Easter brought Lebanon a new government and put Iraq somewhat closer to a new administration, but Yasser Arafat further delayed approval of a Palestinian Cabinet.
The resignation last week of Lebanese Prime Minister Rafik Hariri merely paved the way for his return at the head of a new team. A former parliamentary speaker expressed the situation best, sniffing, “It’s a caretaker government taking over from a caretaker government,” since ministers will only stay in office until the presidential election scheduled for next summer. The new faces in the Cabinet provided a clue as to what was behind the shakeup: Most were men with primary loyalty to Syria.

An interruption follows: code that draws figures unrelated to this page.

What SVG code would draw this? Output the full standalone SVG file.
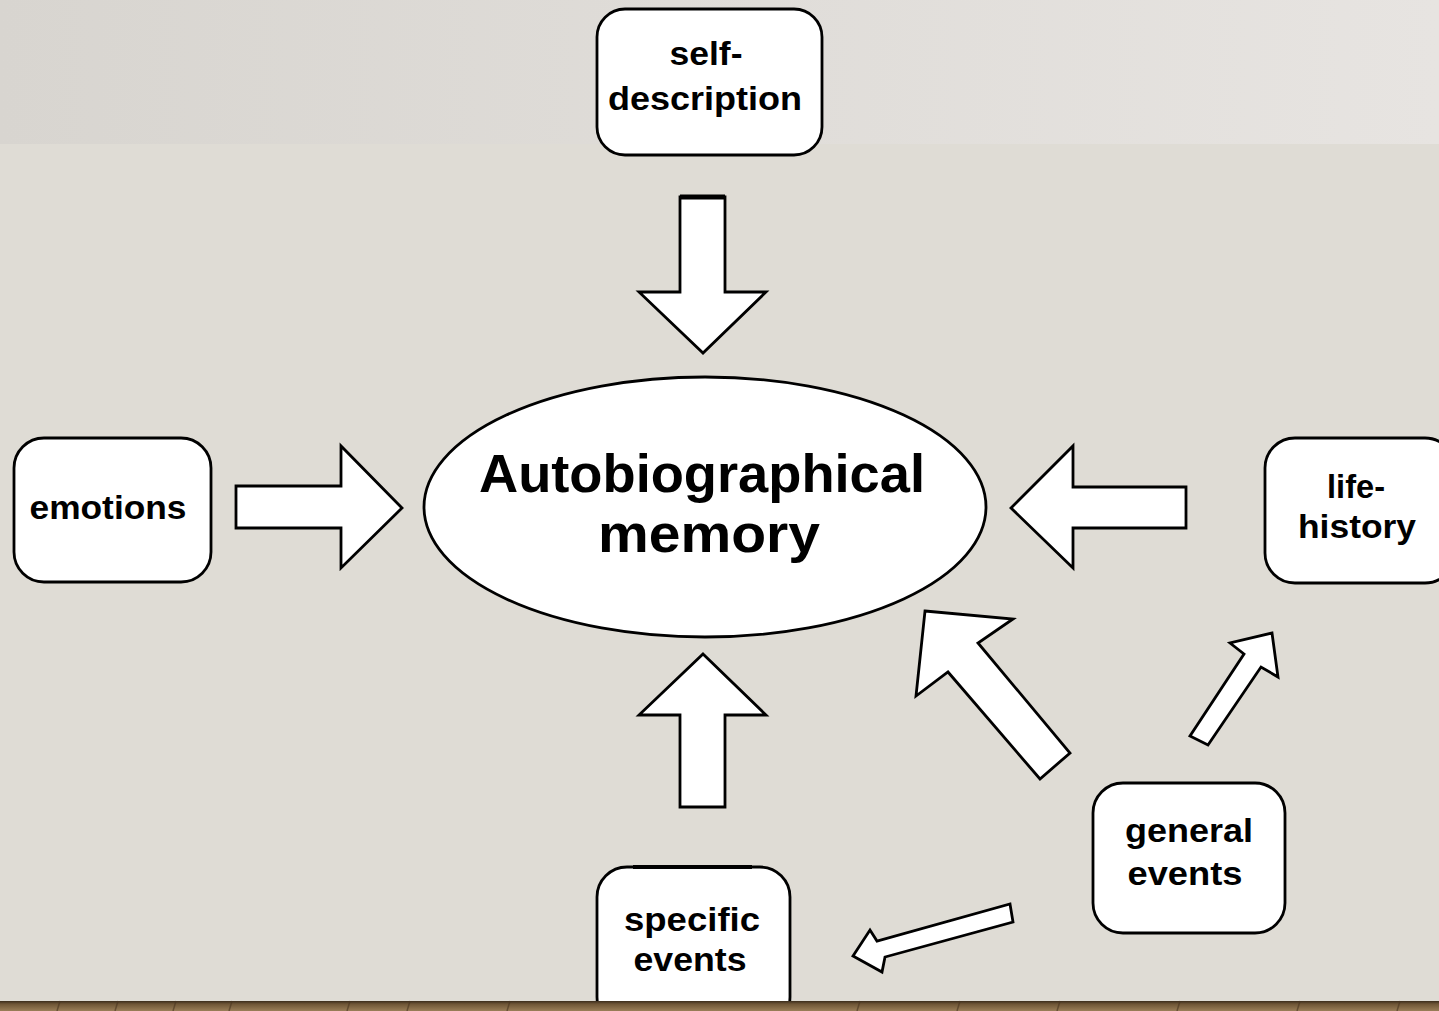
<svg xmlns="http://www.w3.org/2000/svg" width="1439" height="1011" viewBox="0 0 1439 1011">
<defs>
<linearGradient id="topband" x1="0" y1="0" x2="1" y2="0">
<stop offset="0" stop-color="#d8d5d0"/>
<stop offset="1" stop-color="#e7e4e1"/>
</linearGradient>
<linearGradient id="wood" x1="0" y1="0" x2="0" y2="1">
<stop offset="0" stop-color="#3b2c1c"/>
<stop offset="0.3" stop-color="#6e5536"/>
<stop offset="1" stop-color="#9a7e58"/>
</linearGradient>
<style>
.box{fill:#ffffff;stroke:#000000;stroke-width:2.8}
.arrow{fill:#ffffff;stroke:#000000;stroke-width:2.8;stroke-linejoin:miter}
.lbl{font-family:"Liberation Sans",Arial,sans-serif;font-weight:bold;font-size:33px;fill:#000000;text-anchor:middle}
.big{font-family:"Liberation Sans",Arial,sans-serif;font-weight:bold;font-size:54px;fill:#000000;text-anchor:middle}
.grain{stroke:#4a3520;stroke-width:1.5;opacity:0.6}
</style>
</defs>
<rect x="0" y="0" width="1439" height="1011" fill="#dfdcd5"/>
<rect x="0" y="0" width="1439" height="144" fill="url(#topband)"/>

<g id="connectors">
<polygon class="arrow" points="680,197 725,197 725,292 766,292 703,353 639,292 680,292"/>
<line x1="680" y1="197" x2="725" y2="197" stroke="#000" stroke-width="5"/>
<polygon class="arrow" points="236,486 341,486 341,446 402,508 341,568 341,528 236,528"/>
<polygon class="arrow" points="1186,487 1073,487 1073,446 1011,508 1073,568 1073,528 1186,528"/>
<polygon class="arrow" points="703,654 766,715 725,715 725,807 680,807 680,715 639,715"/>
<polygon class="arrow" points="925,611 1013,619 978,643 1070,753 1040,779 948,672 916,696"/>
<polygon class="arrow" points="1272,633 1278,677 1261,667 1208,745 1190,736 1244,654 1230,643"/>
<polygon class="arrow" points="853,956 870,930 877,941 1010,904 1013,922 885,957 882,972"/>
</g>

<g id="node-memory">
<ellipse class="box" cx="705" cy="507" rx="281" ry="130"/>
<text class="big" x="702" y="492" textLength="446" lengthAdjust="spacingAndGlyphs">Autobiographical</text>
<text class="big" x="709" y="552" textLength="222" lengthAdjust="spacingAndGlyphs">memory</text>
</g>

<g id="node-self-description">
<rect class="box" x="597" y="9" width="225" height="146" rx="28" ry="28"/>
<text class="lbl" x="706" y="65" textLength="73" lengthAdjust="spacingAndGlyphs">self-</text>
<text class="lbl" x="705" y="110" textLength="194" lengthAdjust="spacingAndGlyphs">description</text>
</g>

<g id="node-emotions">
<rect class="box" x="14" y="438" width="197" height="144" rx="30" ry="30"/>
<text class="lbl" x="108" y="519" textLength="157" lengthAdjust="spacingAndGlyphs">emotions</text>
</g>

<g id="node-life-history">
<rect class="box" x="1265" y="438" width="190" height="145" rx="30" ry="30"/>
<text class="lbl" x="1356" y="498" textLength="58" lengthAdjust="spacingAndGlyphs">life-</text>
<text class="lbl" x="1357" y="538" textLength="118" lengthAdjust="spacingAndGlyphs">history</text>
</g>

<g id="node-general-events">
<rect class="box" x="1093" y="783" width="192" height="150" rx="30" ry="30"/>
<text class="lbl" x="1189" y="842" textLength="128" lengthAdjust="spacingAndGlyphs">general</text>
<text class="lbl" x="1185" y="885" textLength="115" lengthAdjust="spacingAndGlyphs">events</text>
</g>

<g id="node-specific-events">
<rect class="box" x="597" y="867" width="193" height="160" rx="30" ry="30"/>
<line x1="633" y1="867" x2="752" y2="867" stroke="#000" stroke-width="4"/>
<text class="lbl" x="692" y="931" textLength="136" lengthAdjust="spacingAndGlyphs">specific</text>
<text class="lbl" x="690" y="971" textLength="113" lengthAdjust="spacingAndGlyphs">events</text>
</g>

<rect x="0" y="1001" width="1439" height="10" fill="url(#wood)"/>
<g>
<line class="grain" x1="60" y1="1001" x2="57" y2="1011"/>
<line class="grain" x1="118" y1="1001" x2="115" y2="1011"/>
<line class="grain" x1="176" y1="1001" x2="173" y2="1011"/>
<line class="grain" x1="232" y1="1001" x2="229" y2="1011"/>
<line class="grain" x1="350" y1="1001" x2="347" y2="1011"/>
<line class="grain" x1="410" y1="1001" x2="407" y2="1011"/>
<line class="grain" x1="510" y1="1001" x2="507" y2="1011"/>
<line class="grain" x1="860" y1="1001" x2="857" y2="1011"/>
<line class="grain" x1="960" y1="1001" x2="957" y2="1011"/>
<line class="grain" x1="1060" y1="1001" x2="1057" y2="1011"/>
<line class="grain" x1="1180" y1="1001" x2="1177" y2="1011"/>
<line class="grain" x1="1300" y1="1001" x2="1297" y2="1011"/>
<line class="grain" x1="1400" y1="1001" x2="1397" y2="1011"/>
</g>
</svg>
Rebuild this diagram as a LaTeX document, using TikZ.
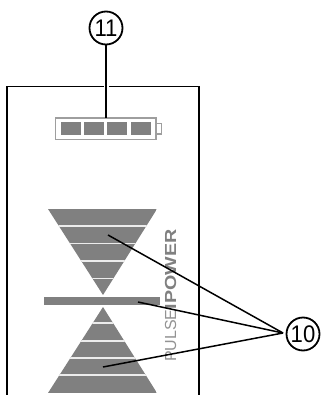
\documentclass[tikz,border=0pt]{standalone}
\usepackage{fontspec}
\usepackage{graphicx}
\setmainfont{Liberation Sans}
\definecolor{panelgray}{gray}{0.5}
\definecolor{battedge}{gray}{0.62}
\tikzset{
  callout/.style={circle,draw=black,line width=1.8pt,minimum size=33pt,inner sep=0pt,font=\fontsize{24}{24}\selectfont,fill=white},
  cell/.style={fill=panelgray,draw=none},
  leader/.style={draw=black,line width=1.5pt},
  stripe/.style={draw=white!85!panelgray,line width=1.1pt}
}
\begin{document}
\begin{tikzpicture}[x=1pt,y=-1pt]
\useasboundingbox (0,0) rectangle (322,395);
\fill[white] (0,0) rectangle (322,395);
% housing
\draw[black,line width=1.3pt] (7,395) -- (7,86.5) -- (199,86.5) -- (199,395);
% battery
\draw[battedge,line width=1.7pt] (55.5,118) rectangle (156,139.5);
\draw[battedge,line width=1.5pt] (156,123.5) -- (161.5,123.5) -- (161.5,134) -- (156,134);
\fill[cell] (61,122) rectangle (81,135);
\fill[cell] (84,122) rectangle (104,135);
\fill[cell] (107,122) rectangle (127,135);
\fill[cell] (131,122) rectangle (151,135);
% upper triangle
\begin{scope}
\clip (48,209) -- (157,209) -- (103,295) -- cycle;
\fill[panelgray] (48,209) rectangle (157,295);
\draw[stripe] (40,226) -- (165,226);
\draw[stripe] (40,243.5) -- (165,243.5);
\draw[stripe] (40,261) -- (165,261);
\draw[stripe] (40,278.5) -- (165,278.5);
\end{scope}
% bar
\fill[panelgray] (44,297) rectangle (160,305);
% lower triangle
\begin{scope}
\clip (103,307) -- (157,393) -- (48,393) -- cycle;
\fill[panelgray] (48,307) rectangle (157,393);
\draw[stripe] (40,323) -- (165,323);
\draw[stripe] (40,341) -- (165,341);
\draw[stripe] (40,358) -- (165,358);
\draw[stripe] (40,375) -- (165,375);
\end{scope}
% brand text
\node[rotate=90,anchor=base west,inner sep=0pt,font=\fontsize{16}{16}\selectfont] (brand) at (176,362) {\textcolor{panelgray!85!white}{PULSE}\textcolor{panelgray}{\scalebox{1.23}[1]{\textbf{IPOWER}}}};
% callouts
\node[callout] (n11) at (106,28) {\scalebox{0.92}[1]{11}};
\node[callout] (n10) at (303,334) {\scalebox{0.92}[1]{10}};
\coordinate (hub) at (283,333);
\coordinate (t1) at (108,235);
\coordinate (t2) at (138,302);
\coordinate (t3) at (103,367);
\coordinate (batt) at (106,118);
\draw[white,line width=5pt] (n11.south |- 0,86.5) ++(0,-1) -- ++(0,2);
\draw[leader,line width=1.9pt] (n11.south) -- (n11.south |- batt);
\draw[leader] (t1) -- (hub);
\draw[leader] (t2) -- (hub);
\draw[leader] (t3) -- (hub);
\end{tikzpicture}
\end{document}
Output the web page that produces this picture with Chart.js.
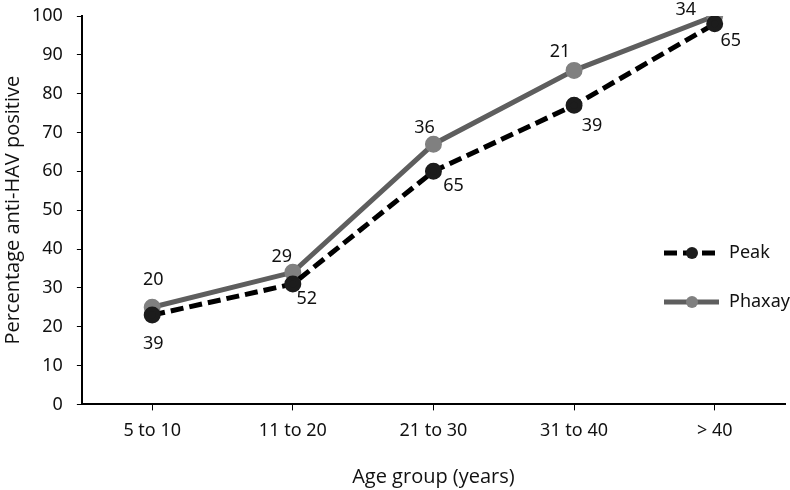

The Syrians, nervous about the U.S. presence in Iraq, responded by giving their followers more authority in Lebanon, where Syria fears its influence might soon be threatened. Most Lebanese are preoccupied with their country’s deepening recession and were unimpressed by a Cabinet of apparatchiks: “Widespread lethargy is [the] principal reaction,” remarked Beirut’s English-language Daily Star Friday. Christian opposition groups were also angry, and the daily Al-Nahar reported that the influential Maronite patriarch, who is a critic of Syria, asked Hariri why he had even bothered to consult on the government since the new ministers had been “imposed” anyway. The French-language L’Orient-Le Jour noted that Hariri and the Lebanese president sought to appease the patriarch, telling him, “We are not responsible.” Indeed, neither man was happy with the reshuffle since each lost key allies. Many Lebanese also realized that if U.S.-Syrian tensions increase, particularly over Hezbollah, Lebanon will be in the front lines of a confrontation.
In Iraq, where the head of the U.S. civil administration, Jay Garner, arrived Monday to take over his duties, modest moves have begun toward forming a transitional government. On Sunday, the London-based Al-Hayat quoted Iraqi opposition figure Adnan Pachachi, who once served as Iraq’s foreign minister, saying that a general conference would be held in Baghdad within weeks “and on that basis a transitional government will be established that represents all Iraqis.” This coincided with an ambiguous statement issued by the Najaf-based Grand Ayatollah Ali Sistani, one of Iraq’s most senior Shiite clerics, in which he expressed “rejection of any foreign authority ruling over Iraq.” Sistani also called for the formation of committees in large and medium-sized administrative districts to collect weapons, and noted that he “did not seek authority in Iraq … and would not participate in forming an authority that Iraqis approved.” The statement spoke not only to the Najaf clergy’s preference for advising over ruling directly (unlike its brethren in Iran), but also played on latent anti-Americanism by rejecting any foreign authority, while simultaneously proposing an ad hoc committee structure that might stabilize the situation on the ground and actually serve U.S. interests.
Meanwhile, former Iraqi officials are giving themselves up. Yesterday Saddam Hussein’s sole surviving son-in-law (he had the two others killed) returned to Iraq from Syria and surrendered to the Iraqi National Congress. While it was not clear if the Syrians had forced him to return, Damascus and Washington are clearly seeking to reduce their mutual antagonism, especially in the run-up to U.S. Secretary of State Colin Powell’s visit to Syria. The Palestinian daily Al-Quds suggested the Syrian “flexibility” may have resulted from detailed U.S. information establishing the arrival in Syria of senior Iraqis. The paper cited U.S. sources as saying Washington had a list of nine ex-officials it wanted Syria to hand back, including the former vice president of the Revolutionary Command Council Izzat Ibrahim al-Douri, Saddam’s powerful personal secretary Abed Hammoud, and several inner-circle security officials. The Syrians reportedly rejected this request, but the return of the son-in-law suggests they may be willing to cooperate behind the scenes.
Meanwhile, little has happened on the Palestinian front, since Arafat and his designated prime minister, Mahmoud Abbas, continue to clash over the structure of a new government ahead of a Tuesday night deadline. Arafat still opposes the appointment of Muhammad Dahlan, who headed Gaza’s Preventive Security force, fearing this will lead to his own political marginalization. According to the Israeli daily Ha’aretz, Palestinian officials are looking for a compromise, though it seems unlikely an agreement will be reached. In that case, Abbas might refuse to lead a government. Al-Hayat reported Monday that Arafat had already started offering the premiership to others—with limited success. For Ha’aretz, Arafat is losing little ground domestically, “So far [he] seems victorious on the issue of the Dahlan appointment, with most Fatah and PLO institutes supporting the Palestinian leader’s objections to the nomination.”